According to those familiar with the buyouts, avoiding the time and expense of Sarbanes-Oxley compliance is not the only motivation for companies to be private. “It’s not so much the hassle from auditors,” says Marc Folladori, partner in international law firm Mayer, Brown, Rowe & Maw. “It’s mostly the costs that the more intense regulatory regime has placed on smaller public companies that don’t have a large financial, accounting and administrative staff.”

Folladori also cites staff retention problems. Smaller companies can’t keep good talent when their finance and accounting staff, overworked from all the additional requirements, keep heading to larger companies that have a need to ramp up their finance and accounting teams, he says. Rita Gunther McGrath, an associate professor at Columbia Business School and co-author of “The Entrepreneurial Mindset,” points to the incredible amount of money now available to hedge funds and private equity investors.

“By taking a company private, changing its management and/or operations, and then exiting via a new IPO, private equity investors can reap enormous financial rewards,” she says. “It used to be that you had to be public to undertake certain types of long-term investments, and that is no longer the case.”
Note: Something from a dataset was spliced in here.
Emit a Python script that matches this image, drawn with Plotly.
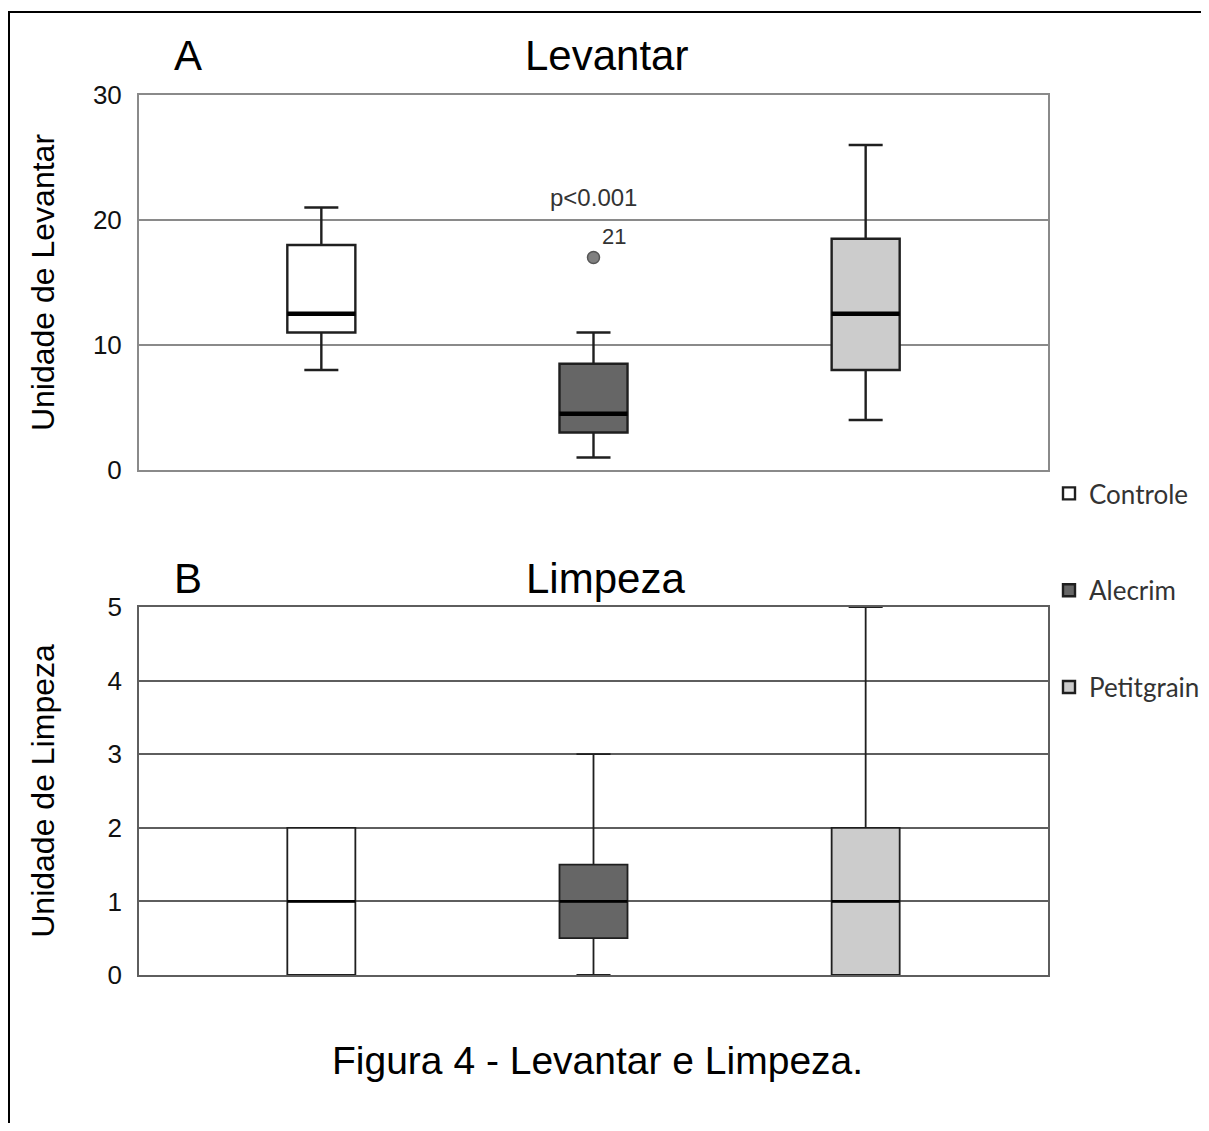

McGrath also notes the executive motivation for the public-to-private shift. “I think we have forgotten the level of scrutiny and public attention given to the senior executives of public companies,” she says. “It’s more like being a public official or a celebrity these days, and for many of these managers, working for a private company is a blessed opportunity to tell the business press as little as they like and keep their affairs to themselves.”